The core show locks output you have provided is essentially the same as the previous one provided, and points to the same problem I pointed out before. I discussed this with you on IRC some recently, and one of the possibilities we discussed was that there was some broken communication over the TCP socket between Asterisk and the IMAP server.

Based on the report from issue ASTERISK-11138, it appears that setting timeouts for the TCP transactions can be helpful in relieving hangs when using IMAP. To close that issue, I added the ability to set timeouts in voicemail.conf, but only in trunk. For this particular issue, I would be willing to bet that setting timeouts would fix this as well.

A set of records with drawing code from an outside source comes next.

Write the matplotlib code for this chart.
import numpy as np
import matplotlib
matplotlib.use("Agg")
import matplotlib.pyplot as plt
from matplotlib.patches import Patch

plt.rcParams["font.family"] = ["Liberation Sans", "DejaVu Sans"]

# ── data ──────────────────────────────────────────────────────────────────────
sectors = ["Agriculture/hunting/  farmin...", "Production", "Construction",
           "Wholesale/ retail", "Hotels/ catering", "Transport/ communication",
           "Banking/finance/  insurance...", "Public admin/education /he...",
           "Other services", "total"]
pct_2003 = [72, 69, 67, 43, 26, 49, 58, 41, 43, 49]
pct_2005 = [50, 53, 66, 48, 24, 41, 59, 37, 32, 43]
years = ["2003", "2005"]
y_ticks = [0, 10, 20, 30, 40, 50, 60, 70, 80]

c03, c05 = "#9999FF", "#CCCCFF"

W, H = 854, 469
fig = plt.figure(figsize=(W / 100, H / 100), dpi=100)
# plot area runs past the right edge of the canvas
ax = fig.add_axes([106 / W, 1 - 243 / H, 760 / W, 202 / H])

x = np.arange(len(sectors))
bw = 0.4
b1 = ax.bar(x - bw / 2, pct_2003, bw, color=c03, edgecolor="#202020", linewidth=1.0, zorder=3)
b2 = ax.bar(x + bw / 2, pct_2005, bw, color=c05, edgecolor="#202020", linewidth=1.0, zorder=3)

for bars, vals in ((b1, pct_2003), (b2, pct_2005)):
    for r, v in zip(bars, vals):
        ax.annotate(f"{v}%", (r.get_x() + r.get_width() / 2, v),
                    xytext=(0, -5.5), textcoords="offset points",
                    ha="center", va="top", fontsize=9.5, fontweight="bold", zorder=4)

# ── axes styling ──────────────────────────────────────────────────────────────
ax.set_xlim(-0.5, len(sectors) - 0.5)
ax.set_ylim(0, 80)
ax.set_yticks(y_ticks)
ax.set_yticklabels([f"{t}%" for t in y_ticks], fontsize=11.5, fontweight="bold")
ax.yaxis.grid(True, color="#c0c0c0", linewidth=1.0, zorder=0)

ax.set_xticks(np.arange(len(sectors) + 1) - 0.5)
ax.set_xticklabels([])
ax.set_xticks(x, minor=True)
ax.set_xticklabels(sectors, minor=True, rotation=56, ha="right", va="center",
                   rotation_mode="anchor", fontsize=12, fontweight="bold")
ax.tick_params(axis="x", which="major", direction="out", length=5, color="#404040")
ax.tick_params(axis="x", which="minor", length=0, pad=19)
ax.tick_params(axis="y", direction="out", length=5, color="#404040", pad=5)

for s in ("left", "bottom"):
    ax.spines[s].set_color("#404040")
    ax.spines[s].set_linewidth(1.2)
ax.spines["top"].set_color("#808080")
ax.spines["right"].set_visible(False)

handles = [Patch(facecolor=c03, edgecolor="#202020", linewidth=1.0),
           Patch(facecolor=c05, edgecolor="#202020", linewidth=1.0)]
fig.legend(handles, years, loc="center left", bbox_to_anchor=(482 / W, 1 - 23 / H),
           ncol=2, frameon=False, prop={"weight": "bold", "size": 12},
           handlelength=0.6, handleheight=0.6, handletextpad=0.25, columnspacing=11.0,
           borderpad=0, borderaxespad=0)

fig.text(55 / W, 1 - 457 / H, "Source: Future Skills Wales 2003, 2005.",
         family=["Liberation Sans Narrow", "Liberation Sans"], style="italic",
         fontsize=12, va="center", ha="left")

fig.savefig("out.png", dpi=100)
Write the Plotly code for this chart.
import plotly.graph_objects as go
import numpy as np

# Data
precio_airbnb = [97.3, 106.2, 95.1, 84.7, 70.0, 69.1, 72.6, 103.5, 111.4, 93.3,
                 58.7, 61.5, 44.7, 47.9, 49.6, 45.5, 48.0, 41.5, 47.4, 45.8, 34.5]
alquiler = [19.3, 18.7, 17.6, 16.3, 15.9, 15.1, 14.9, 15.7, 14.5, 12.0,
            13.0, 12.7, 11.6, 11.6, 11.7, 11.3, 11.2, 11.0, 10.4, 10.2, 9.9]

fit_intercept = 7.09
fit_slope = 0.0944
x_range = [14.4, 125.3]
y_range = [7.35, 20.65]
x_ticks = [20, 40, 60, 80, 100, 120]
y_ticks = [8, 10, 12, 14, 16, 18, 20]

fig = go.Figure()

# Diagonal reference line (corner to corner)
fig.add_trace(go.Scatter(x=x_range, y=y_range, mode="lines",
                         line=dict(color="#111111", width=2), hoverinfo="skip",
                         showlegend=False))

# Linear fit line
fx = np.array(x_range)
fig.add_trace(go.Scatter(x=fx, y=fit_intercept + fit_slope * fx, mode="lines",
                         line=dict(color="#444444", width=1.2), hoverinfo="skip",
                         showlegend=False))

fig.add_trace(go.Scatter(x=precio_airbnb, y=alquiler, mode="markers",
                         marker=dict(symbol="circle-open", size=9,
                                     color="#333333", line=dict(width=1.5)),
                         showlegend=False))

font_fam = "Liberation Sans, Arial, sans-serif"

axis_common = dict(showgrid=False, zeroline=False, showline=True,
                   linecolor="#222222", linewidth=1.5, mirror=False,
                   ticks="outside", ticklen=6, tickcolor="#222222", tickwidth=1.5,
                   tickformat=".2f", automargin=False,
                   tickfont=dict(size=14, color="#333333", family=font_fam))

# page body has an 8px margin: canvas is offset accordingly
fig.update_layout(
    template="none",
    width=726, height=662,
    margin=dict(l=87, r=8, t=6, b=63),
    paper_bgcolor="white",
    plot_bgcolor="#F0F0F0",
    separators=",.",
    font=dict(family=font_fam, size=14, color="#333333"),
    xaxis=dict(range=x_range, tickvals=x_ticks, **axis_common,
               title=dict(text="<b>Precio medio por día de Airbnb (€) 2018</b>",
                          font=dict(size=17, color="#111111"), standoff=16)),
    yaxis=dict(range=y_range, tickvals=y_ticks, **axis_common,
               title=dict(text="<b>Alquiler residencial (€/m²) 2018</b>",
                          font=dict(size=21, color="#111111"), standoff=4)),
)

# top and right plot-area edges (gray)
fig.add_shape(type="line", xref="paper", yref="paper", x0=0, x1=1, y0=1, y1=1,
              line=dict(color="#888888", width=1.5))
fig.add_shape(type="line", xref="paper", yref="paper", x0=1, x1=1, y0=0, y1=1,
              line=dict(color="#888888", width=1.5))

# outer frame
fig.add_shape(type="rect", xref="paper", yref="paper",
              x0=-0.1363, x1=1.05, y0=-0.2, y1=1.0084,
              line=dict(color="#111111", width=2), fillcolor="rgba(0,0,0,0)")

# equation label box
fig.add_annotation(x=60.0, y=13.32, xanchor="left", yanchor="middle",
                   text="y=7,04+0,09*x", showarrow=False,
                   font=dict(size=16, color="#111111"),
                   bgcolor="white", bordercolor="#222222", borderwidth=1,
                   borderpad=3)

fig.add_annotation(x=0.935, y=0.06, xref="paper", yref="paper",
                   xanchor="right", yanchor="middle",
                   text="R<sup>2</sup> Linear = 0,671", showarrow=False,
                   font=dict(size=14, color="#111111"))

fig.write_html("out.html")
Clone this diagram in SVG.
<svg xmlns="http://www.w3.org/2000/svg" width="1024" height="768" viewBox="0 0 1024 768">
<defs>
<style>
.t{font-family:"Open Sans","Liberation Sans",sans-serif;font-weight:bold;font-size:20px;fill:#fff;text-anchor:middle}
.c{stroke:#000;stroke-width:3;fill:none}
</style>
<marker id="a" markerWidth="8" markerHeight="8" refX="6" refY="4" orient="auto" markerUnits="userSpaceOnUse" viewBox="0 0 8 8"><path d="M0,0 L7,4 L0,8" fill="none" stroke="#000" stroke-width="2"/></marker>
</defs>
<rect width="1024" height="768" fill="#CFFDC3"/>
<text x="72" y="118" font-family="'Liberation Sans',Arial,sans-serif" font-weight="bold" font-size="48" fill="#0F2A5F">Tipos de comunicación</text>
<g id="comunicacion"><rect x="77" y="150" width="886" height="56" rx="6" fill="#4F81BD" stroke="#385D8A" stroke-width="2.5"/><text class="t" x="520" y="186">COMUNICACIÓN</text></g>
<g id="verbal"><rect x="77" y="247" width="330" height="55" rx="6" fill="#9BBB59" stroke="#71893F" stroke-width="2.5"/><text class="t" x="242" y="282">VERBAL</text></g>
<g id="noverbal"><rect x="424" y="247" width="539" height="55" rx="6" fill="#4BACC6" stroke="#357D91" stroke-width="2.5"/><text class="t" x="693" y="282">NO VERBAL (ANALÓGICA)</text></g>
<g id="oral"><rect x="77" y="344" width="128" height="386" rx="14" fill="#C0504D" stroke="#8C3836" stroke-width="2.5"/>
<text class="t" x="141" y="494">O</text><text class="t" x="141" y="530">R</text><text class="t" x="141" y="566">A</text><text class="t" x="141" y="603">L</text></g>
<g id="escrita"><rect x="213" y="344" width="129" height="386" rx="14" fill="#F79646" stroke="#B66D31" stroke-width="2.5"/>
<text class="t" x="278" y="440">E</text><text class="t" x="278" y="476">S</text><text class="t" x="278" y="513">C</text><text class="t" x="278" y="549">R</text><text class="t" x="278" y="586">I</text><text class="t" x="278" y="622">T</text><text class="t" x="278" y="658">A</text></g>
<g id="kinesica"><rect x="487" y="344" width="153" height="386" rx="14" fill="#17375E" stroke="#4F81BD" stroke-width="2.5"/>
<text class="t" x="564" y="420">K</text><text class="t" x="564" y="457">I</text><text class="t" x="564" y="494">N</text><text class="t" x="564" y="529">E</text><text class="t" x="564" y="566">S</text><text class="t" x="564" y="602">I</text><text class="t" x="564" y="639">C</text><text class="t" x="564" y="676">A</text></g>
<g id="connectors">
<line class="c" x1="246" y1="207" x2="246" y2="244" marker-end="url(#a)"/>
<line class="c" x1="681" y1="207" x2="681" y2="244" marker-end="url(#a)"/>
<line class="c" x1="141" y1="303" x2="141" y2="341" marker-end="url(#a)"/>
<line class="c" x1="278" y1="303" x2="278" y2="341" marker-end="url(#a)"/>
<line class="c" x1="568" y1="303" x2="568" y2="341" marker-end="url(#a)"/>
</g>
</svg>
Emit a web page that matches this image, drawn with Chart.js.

Unfortunately, like I said, I only made the change to trunk, so you have a few ways of handling this:

1. Upgrade to trunk.
2. Backport the fix for 11665 into your 1.4 installation. Fortunately this would not be a difficult backport. See trunk revision 96934 to see what changes were made.
3. Directly modify the timeout values in tcp_unix.c in the IMAP c-client source.

Since I am pretty much convinced that these lack of timeouts are what is causing this issue, I am going to close this. Once again, feel free to reopen in the case that instituting the timeouts does not fix the problem.